The Dart: Vidalia toddler ready for second rodeo in life
Published 12:38 am Monday, January 18, 2016
VIDALIA — When you turn 2, a birthday party isn’t as much about what’s happened in your life as what will happen.
If Baya Bequette’s birthday party was any indication, it’ll be a year spent more immersed in the great outdoors than buried in children’s television or computer programming.
When The Dart landed near the Vidalia Recreation Center on Locust Street, it found her mother — Logan Gregory — and grandmother, Debbie Briggs, setting up a pink-themed cowgirl party, the banner declaring, “This ain’t my first rodeo — it’s my second.”
While Baya has not expressed a particular affinity for bronco bustin’ or the man in the can, the party theme made sense in light of how she’s spent the previous two years of her life, Gregory said.
“Baya doesn’t like the indoors,” she said. “She likes to be outside, to ride four-wheelers, to be in the dirt.
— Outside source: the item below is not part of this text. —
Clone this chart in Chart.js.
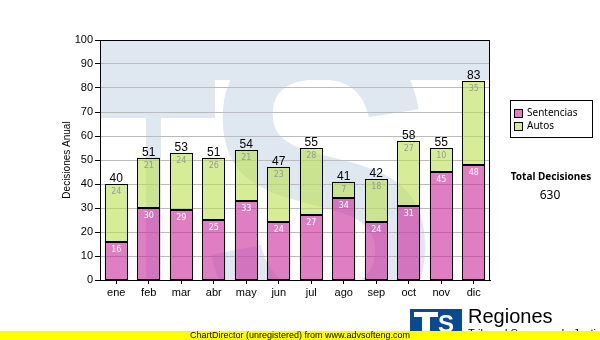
<!DOCTYPE html>
<html>
<head>
<meta charset="utf-8">
<title>Decisiones Anual</title>
<script src="https://cdn.jsdelivr.net/npm/chart.js@4.4.1/dist/chart.umd.min.js"></script>
<style>
  html, body { margin: 0; padding: 0; background: #fff; }
  #wrap { width: 600px; height: 340px; position: relative; }
</style>
</head>
<body>
<div id="wrap"><canvas id="decisiones"></canvas></div>
<script>
  // ------------------------------------------------------
  // @Datos
  // ------------------------------------------------------
  const MESES      = ['ene', 'feb', 'mar', 'abr', 'may', 'jun', 'jul', 'ago', 'sep', 'oct', 'nov', 'dic'];
  const SENTENCIAS = [16, 30, 29, 25, 33, 24, 27, 34, 24, 31, 45, 48];
  const AUTOS      = [24, 21, 24, 26, 21, 23, 28, 7, 18, 27, 10, 35];
  const Y_MAX      = 100;
  const Y_PASO     = 10;

  const ARIAL  = '"Liberation Sans", Arial, sans-serif';
  const TAHOMA = '"Noto Sans", "DejaVu Sans", sans-serif';

  const ROSA  = 'rgba(203, 40, 157, 0.6)';
  const VERDE = 'rgba(187, 223, 80, 0.6)';
  const AZUL_MARCA = '#dfe8f1';
  const AZUL_LOGO  = '#0b4a8e';

  const totales = MESES.map((m, i) => SENTENCIAS[i] + AUTOS[i]);
  const totalDecisiones = totales.reduce((a, b) => a + b, 0);

  // fondo blanco + marca de agua "TS" dentro del area del grafico
  const marcaAgua = {
    id: 'marcaAgua',
    beforeDraw(chart) {
      const { ctx, chartArea: a } = chart;
      ctx.save();
      ctx.fillStyle = '#fff';
      ctx.fillRect(0, 0, chart.width, chart.height);

      ctx.beginPath();
      ctx.rect(a.left, a.top, a.right - a.left, a.bottom - a.top);
      ctx.clip();
      ctx.fillStyle = AZUL_MARCA;
      ctx.fillRect(a.left, a.top, a.right - a.left, 40);
      ctx.fillRect(a.left, a.top, 115, 78);
      ctx.fillRect(a.left + 46, a.top, 15, a.bottom - a.top);

      ctx.translate(320, 330);
      ctx.scale(0.85, 1);
      ctx.font = 'bold 420px ' + ARIAL;
      ctx.textAlign = 'center';
      ctx.textBaseline = 'alphabetic';
      ctx.fillText('S', 0, 0);
      ctx.restore();
    },
  };

  // contorno negro de cada segmento, valores y total encima de la pila
  const etiquetas = {
    id: 'etiquetas',
    afterDatasetsDraw(chart) {
      const { ctx } = chart;
      ctx.save();
      ctx.strokeStyle = '#000';
      ctx.lineWidth = 1;
      chart.data.datasets.forEach((ds, di) => {
        chart.getDatasetMeta(di).data.forEach((bar) => {
          const { x, y, base, width } = bar.getProps(['x', 'y', 'base', 'width'], true);
          const l = Math.round(x - width / 2) + 0.5;
          const r = Math.round(x + width / 2) - 0.5;
          const t = Math.round(y) + 0.5;
          const b = Math.round(base) - 0.5;
          ctx.strokeRect(l, t, r - l, b - t);
        });
      });

      ctx.textAlign = 'center';
      ctx.textBaseline = 'middle';
      ctx.font = '8px "DejaVu Sans", sans-serif';
      chart.data.datasets.forEach((ds, di) => {
        ctx.fillStyle = di === 0 ? '#ffffff' : '#999999';
        chart.getDatasetMeta(di).data.forEach((bar, i) => {
          ctx.fillText(String(ds.data[i]), bar.x, bar.y + 8);
        });
      });

      ctx.fillStyle = '#000';
      ctx.font = '12px ' + ARIAL;
      ctx.textBaseline = 'alphabetic';
      chart.getDatasetMeta(1).data.forEach((bar, i) => {
        ctx.fillText(String(totales[i]), bar.x, bar.y - 2);
      });
      ctx.restore();
    },
  };

  // marco del grafico, leyenda, total, logo y franja inferior
  const extras = {
    id: 'extras',
    afterDraw(chart) {
      const { ctx, chartArea: a } = chart;
      ctx.save();
      ctx.strokeStyle = '#000';
      ctx.lineWidth = 1;
      ctx.strokeRect(a.left + 0.5, a.top + 0.5, a.right - a.left - 1, a.bottom - a.top);

      // leyenda
      const lx = a.right + 20, ly = a.top + 60;
      ctx.fillStyle = '#fff';
      ctx.fillRect(lx, ly, 82, 37);
      ctx.strokeRect(lx + 0.5, ly + 0.5, 82, 37);
      ctx.font = '10px ' + TAHOMA;
      ctx.textAlign = 'left';
      ctx.textBaseline = 'middle';
      chart.data.datasets.forEach((ds, di) => {
        const cy = ly + 13 + di * 13;
        ctx.fillStyle = '#fff';
        ctx.fillRect(lx + 4, cy - 4, 8, 8);
        ctx.fillStyle = ds.backgroundColor;
        ctx.fillRect(lx + 4, cy - 4, 8, 8);
        ctx.strokeRect(lx + 4.5, cy - 3.5, 8, 8);
        ctx.fillStyle = '#000';
        ctx.fillText(ds.label, lx + 17, cy);
      });

      // total
      ctx.textAlign = 'center';
      ctx.font = 'bold 10px ' + TAHOMA;
      ctx.fillText('Total Decisiones', lx + 41, 177);
      ctx.font = '12px ' + TAHOMA;
      ctx.fillText(String(totalDecisiones), lx + 40, 196);

      // logo
      ctx.fillStyle = AZUL_LOGO;
      ctx.fillRect(410, 309, 52, 25);
      ctx.fillStyle = '#fff';
      ctx.fillRect(414, 312, 24, 5);
      ctx.fillRect(422, 312, 8, 22);
      ctx.font = 'bold 24px ' + ARIAL;
      ctx.textAlign = 'left';
      ctx.textBaseline = 'alphabetic';
      ctx.fillText('S', 438, 332);

      ctx.fillStyle = '#000';
      ctx.font = '20px ' + ARIAL;
      ctx.fillText('Regiones', 468, 323);
      ctx.font = '11px ' + ARIAL;
      ctx.textBaseline = 'top';
      ctx.fillText('Tribunal Supremo de Justicia', 468, 328);

      // franja amarilla
      ctx.fillStyle = '#ffff00';
      ctx.fillRect(0, 331, chart.width, 9);
      ctx.fillStyle = '#000';
      ctx.font = '9px ' + ARIAL;
      ctx.textAlign = 'center';
      ctx.textBaseline = 'middle';
      ctx.fillText('ChartDirector (unregistered) from www.advsofteng.com', 300, 336);
      ctx.restore();
    },
  };

  const box = document.getElementById('decisiones');
  new Chart(box.getContext('2d'), {
    type: 'bar',
    data: {
      labels: MESES,
      datasets: [{
        label           : 'Sentencias',
        data            : SENTENCIAS,
        backgroundColor : ROSA,
        borderWidth     : 0,
        barPercentage   : 0.7,
        categoryPercentage: 1,
      }, {
        label           : 'Autos',
        data            : AUTOS,
        backgroundColor : VERDE,
        borderWidth     : 0,
        barPercentage   : 0.7,
        categoryPercentage: 1,
      }],
    },
    options: {
      responsive: true,
      maintainAspectRatio: false,
      animation: false,
      events: [],
      layout: { padding: { left: 0, right: 110, top: 40, bottom: 40 } },
      plugins: {
        legend: { display: false },
        tooltip: { enabled: false },
      },
      scales: {
        x: {
          stacked: true,
          afterFit: (s) => { s.height = 20; },
          grid: { drawOnChartArea: false, offset: false, tickLength: 4, tickColor: '#000' },
          border: { color: '#000' },
          ticks: { color: '#000', font: { family: ARIAL, size: 11 }, padding: 2 },
        },
        y: {
          stacked: true,
          min: 0,
          max: Y_MAX,
          afterFit: (s) => { s.width = 100; },
          grid: { color: '#bbbbbb', tickLength: 5, tickColor: '#000' },
          border: { color: '#000' },
          ticks: { stepSize: Y_PASO, color: '#000', font: { family: ARIAL, size: 11 }, padding: 2 },
          title: {
            display: true,
            text: 'Decisiones Anual',
            color: '#000',
            font: { family: ARIAL, size: 10 },
            padding: { top: 61, bottom: 0 },
          },
        },
      },
    },
    plugins: [marcaAgua, etiquetas, extras],
  });
</script>
</body>
</html>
She is a very active, outdoorsy child, and so I thought this theme fit.”
Even if there’s nothing else to do, Baya would rather go outside and skip rocks than be indoors, Gregory said.
“She’s not an inside child at all — she likes to dance and be active,” she said. “She doesn’t like to sit still.”
When Baya arrived at the party — she’d been out with her father and her other grandmother — she ran from one game station to the next, expressing joy that others would gather to play games with her.
While the birthday girl had known what a birthday was, she probably hadn’t expected a party to take the form it did, Gregory said.
Briggs said having a grandchild means finding a new kind of love you have never had before, and the birthday party could in some ways serve as a moment when everybody got together to share that love.
“We can always come together for her and join in that hope of a future and a better life than the one we have had,” Briggs said.